**WHAT YOU HAVE TO DO:** Pull each line holding "with" out of the entries below.

Charts and diagrams as code:
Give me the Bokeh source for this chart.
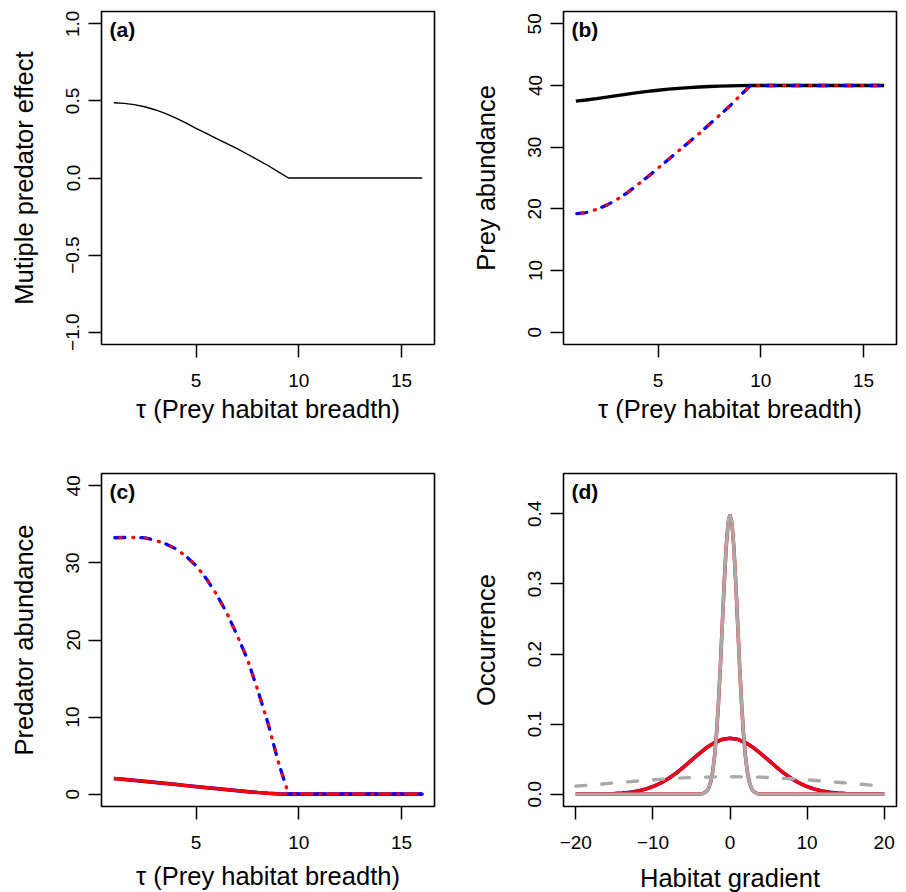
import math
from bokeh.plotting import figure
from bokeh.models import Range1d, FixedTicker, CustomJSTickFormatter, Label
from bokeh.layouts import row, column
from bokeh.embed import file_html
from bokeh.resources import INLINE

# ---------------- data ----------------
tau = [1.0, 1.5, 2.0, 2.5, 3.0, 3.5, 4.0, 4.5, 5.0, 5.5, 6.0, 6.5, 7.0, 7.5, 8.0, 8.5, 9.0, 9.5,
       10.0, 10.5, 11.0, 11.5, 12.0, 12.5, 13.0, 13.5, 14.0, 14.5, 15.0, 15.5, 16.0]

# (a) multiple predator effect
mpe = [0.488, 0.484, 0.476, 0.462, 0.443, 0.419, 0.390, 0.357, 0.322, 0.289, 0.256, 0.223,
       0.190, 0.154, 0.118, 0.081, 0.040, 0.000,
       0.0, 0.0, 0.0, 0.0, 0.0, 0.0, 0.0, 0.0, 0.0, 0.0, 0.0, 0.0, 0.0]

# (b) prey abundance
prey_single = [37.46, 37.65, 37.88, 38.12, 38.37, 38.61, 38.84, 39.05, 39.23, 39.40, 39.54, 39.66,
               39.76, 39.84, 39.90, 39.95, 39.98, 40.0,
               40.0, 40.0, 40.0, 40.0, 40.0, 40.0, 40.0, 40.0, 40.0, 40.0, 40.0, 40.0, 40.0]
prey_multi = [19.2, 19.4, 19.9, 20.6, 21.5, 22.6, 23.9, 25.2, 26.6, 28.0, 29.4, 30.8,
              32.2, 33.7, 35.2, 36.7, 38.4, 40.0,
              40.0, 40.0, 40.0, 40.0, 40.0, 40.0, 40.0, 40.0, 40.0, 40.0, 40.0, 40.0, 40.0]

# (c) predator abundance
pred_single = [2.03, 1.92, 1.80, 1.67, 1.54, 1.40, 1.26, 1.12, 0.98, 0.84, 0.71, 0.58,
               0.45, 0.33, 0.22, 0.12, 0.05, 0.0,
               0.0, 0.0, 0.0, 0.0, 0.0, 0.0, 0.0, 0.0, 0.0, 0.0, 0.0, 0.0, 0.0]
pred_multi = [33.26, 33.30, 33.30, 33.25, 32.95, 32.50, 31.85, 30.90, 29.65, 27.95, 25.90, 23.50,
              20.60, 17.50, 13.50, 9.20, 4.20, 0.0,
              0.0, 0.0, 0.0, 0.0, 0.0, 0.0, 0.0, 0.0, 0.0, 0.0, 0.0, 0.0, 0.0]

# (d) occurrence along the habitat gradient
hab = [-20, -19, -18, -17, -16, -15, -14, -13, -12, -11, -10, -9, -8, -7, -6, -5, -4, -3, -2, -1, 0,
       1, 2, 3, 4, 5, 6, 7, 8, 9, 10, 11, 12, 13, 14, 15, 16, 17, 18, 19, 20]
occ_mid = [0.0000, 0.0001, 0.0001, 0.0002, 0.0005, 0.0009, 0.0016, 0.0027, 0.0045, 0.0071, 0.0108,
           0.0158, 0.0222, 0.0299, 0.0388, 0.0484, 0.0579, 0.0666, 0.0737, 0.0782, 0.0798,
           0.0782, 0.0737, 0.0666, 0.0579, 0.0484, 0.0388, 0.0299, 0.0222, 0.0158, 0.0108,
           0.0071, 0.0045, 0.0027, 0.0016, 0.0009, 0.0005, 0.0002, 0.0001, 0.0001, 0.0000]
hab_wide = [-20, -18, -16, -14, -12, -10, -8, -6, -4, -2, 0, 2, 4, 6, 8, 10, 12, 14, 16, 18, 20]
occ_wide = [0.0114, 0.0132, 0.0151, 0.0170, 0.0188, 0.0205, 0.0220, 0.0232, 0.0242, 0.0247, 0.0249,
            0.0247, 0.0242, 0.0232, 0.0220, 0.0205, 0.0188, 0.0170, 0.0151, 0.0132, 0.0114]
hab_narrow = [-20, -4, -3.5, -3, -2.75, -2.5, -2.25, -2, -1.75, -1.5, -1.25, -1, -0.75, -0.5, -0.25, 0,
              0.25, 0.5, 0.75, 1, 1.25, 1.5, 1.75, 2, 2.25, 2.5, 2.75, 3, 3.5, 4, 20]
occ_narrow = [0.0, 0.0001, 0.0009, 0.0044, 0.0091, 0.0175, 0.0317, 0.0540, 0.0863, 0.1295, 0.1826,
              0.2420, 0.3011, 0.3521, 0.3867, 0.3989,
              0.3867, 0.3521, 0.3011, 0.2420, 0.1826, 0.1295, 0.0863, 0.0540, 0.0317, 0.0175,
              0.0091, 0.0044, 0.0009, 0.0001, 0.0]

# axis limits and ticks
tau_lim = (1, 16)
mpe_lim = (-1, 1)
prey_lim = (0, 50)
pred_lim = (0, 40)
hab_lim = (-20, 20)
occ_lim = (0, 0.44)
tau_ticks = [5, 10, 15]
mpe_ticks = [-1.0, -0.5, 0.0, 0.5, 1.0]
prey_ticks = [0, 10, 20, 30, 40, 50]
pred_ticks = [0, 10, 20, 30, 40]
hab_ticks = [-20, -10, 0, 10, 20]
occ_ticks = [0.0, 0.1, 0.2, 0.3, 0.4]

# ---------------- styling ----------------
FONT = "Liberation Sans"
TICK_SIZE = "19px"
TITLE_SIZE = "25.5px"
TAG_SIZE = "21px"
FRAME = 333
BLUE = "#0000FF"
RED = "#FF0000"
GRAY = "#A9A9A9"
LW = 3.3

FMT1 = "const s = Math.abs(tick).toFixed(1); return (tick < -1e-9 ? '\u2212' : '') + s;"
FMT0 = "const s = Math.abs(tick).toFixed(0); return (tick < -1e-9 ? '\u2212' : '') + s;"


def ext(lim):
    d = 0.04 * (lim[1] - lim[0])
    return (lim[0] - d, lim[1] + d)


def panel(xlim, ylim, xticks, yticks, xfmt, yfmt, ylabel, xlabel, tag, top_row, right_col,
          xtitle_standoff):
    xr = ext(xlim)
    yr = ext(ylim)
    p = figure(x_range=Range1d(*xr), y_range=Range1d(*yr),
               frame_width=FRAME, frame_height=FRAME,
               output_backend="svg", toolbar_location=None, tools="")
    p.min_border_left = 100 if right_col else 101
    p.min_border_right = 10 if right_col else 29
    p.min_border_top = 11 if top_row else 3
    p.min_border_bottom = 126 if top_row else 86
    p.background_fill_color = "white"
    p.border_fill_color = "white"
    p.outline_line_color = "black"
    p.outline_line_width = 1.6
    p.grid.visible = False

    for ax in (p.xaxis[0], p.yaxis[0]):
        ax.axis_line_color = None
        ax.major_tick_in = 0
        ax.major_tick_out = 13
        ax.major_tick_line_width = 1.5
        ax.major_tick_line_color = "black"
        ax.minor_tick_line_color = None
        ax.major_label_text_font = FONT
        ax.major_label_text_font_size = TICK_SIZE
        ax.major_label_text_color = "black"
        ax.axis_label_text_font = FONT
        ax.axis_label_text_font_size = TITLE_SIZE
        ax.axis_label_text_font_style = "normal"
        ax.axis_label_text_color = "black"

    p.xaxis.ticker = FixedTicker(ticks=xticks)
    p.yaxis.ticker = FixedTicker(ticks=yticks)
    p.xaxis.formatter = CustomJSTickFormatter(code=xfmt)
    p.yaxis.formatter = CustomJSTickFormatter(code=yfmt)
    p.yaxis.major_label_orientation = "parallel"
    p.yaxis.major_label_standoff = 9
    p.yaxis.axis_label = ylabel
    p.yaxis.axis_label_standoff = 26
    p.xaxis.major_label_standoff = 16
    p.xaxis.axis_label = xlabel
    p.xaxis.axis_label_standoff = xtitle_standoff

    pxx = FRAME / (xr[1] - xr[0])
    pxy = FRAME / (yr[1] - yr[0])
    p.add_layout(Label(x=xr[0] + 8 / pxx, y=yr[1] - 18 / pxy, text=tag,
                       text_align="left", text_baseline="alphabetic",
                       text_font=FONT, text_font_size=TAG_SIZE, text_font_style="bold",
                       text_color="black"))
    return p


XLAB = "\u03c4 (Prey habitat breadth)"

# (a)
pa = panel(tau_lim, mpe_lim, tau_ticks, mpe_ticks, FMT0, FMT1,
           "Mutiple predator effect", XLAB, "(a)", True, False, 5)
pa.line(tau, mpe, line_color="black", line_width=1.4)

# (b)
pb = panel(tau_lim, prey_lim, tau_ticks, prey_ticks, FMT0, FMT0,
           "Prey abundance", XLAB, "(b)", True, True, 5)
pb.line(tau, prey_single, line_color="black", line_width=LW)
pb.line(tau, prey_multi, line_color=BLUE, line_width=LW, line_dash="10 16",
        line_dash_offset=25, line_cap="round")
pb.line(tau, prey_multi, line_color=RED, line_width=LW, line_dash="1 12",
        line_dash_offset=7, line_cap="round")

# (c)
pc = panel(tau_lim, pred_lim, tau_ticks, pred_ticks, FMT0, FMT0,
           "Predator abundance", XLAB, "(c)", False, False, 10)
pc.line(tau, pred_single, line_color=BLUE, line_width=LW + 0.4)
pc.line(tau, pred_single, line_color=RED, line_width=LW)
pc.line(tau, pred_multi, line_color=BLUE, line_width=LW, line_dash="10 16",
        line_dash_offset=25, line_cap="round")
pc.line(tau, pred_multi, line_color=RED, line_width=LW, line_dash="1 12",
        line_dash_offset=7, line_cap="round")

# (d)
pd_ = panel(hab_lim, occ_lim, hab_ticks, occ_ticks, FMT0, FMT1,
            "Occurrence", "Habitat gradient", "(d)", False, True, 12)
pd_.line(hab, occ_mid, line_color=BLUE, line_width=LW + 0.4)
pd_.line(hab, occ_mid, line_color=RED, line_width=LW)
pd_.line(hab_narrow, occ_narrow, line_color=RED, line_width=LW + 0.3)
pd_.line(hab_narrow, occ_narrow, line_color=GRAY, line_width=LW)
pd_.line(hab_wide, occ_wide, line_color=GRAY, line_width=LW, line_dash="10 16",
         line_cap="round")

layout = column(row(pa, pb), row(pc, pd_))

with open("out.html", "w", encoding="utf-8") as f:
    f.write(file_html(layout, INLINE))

---

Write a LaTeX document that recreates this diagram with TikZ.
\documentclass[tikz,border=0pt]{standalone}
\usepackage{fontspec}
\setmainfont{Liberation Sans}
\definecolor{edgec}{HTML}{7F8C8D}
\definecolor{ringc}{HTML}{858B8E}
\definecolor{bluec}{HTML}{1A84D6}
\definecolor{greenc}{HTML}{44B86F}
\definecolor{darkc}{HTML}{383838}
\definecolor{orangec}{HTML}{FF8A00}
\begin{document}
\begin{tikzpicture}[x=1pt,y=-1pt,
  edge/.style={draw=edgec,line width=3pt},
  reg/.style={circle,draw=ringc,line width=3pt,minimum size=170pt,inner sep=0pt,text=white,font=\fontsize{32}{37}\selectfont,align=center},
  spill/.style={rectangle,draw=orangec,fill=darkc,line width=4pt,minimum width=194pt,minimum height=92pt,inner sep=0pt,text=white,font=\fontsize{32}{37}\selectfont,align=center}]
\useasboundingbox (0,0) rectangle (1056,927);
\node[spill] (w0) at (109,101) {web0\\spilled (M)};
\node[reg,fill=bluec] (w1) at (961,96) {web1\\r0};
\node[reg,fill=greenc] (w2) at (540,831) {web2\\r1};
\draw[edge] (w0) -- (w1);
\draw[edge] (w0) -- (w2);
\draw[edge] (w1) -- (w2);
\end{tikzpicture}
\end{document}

--

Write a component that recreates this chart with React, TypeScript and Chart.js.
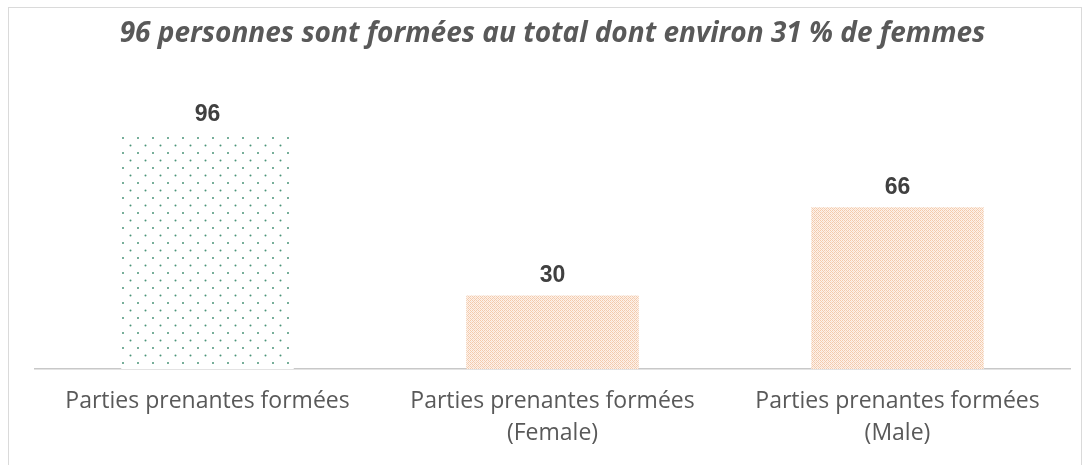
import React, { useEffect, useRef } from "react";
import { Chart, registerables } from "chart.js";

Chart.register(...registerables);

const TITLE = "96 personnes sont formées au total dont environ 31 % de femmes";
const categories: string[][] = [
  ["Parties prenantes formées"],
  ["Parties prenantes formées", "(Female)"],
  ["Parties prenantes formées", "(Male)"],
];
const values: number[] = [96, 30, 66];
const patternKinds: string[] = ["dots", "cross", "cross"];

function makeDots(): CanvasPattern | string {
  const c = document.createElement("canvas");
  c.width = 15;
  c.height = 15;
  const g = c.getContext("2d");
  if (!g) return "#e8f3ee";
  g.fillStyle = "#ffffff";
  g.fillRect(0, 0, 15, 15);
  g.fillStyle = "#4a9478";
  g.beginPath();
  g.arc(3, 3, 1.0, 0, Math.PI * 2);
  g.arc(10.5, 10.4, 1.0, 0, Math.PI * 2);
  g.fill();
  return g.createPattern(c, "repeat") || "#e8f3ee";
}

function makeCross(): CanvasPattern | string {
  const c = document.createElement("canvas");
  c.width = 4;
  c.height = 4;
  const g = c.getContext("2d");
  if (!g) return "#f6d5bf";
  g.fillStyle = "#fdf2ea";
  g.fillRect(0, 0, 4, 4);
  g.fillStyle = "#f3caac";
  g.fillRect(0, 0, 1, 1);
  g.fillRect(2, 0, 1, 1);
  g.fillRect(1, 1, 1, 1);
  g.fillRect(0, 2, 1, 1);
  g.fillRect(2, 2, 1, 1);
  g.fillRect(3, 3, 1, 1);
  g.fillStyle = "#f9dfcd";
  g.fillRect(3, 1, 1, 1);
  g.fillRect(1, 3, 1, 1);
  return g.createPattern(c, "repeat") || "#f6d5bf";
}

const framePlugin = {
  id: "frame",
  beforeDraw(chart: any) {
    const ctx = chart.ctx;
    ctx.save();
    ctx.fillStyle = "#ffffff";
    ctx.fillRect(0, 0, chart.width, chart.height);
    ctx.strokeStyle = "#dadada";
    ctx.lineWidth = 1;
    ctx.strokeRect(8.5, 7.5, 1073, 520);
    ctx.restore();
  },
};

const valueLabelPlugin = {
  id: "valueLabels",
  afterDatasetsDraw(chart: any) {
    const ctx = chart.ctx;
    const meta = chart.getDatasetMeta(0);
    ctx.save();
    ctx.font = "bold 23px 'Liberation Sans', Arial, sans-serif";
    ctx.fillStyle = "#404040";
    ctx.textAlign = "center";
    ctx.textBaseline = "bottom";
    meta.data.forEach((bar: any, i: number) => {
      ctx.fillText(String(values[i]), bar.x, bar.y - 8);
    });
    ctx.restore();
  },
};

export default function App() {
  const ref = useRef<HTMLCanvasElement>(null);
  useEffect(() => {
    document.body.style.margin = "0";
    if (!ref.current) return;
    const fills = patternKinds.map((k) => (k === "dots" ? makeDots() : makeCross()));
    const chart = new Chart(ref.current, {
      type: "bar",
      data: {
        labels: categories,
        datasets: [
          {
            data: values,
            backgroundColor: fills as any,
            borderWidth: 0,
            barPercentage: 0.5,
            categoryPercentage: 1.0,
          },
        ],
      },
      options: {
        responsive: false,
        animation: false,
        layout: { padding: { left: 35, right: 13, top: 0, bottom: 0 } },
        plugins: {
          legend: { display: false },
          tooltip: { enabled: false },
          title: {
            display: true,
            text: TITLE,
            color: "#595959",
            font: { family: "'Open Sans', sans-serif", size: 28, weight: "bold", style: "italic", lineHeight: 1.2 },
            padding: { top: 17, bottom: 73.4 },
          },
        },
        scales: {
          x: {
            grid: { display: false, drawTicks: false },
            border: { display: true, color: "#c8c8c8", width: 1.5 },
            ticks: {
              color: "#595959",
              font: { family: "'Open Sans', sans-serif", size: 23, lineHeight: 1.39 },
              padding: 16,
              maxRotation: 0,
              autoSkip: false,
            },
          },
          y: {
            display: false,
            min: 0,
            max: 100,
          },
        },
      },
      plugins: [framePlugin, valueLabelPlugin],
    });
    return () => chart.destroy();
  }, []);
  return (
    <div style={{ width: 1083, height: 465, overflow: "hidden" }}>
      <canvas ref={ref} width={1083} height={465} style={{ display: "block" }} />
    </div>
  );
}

**OUTPUT BELOW:**
with open("out.html", "w", encoding="utf-8") as f:
Write a LaTeX document that recreates this diagram with TikZ.
Write a component that recreates this chart with React, TypeScript and Chart.js.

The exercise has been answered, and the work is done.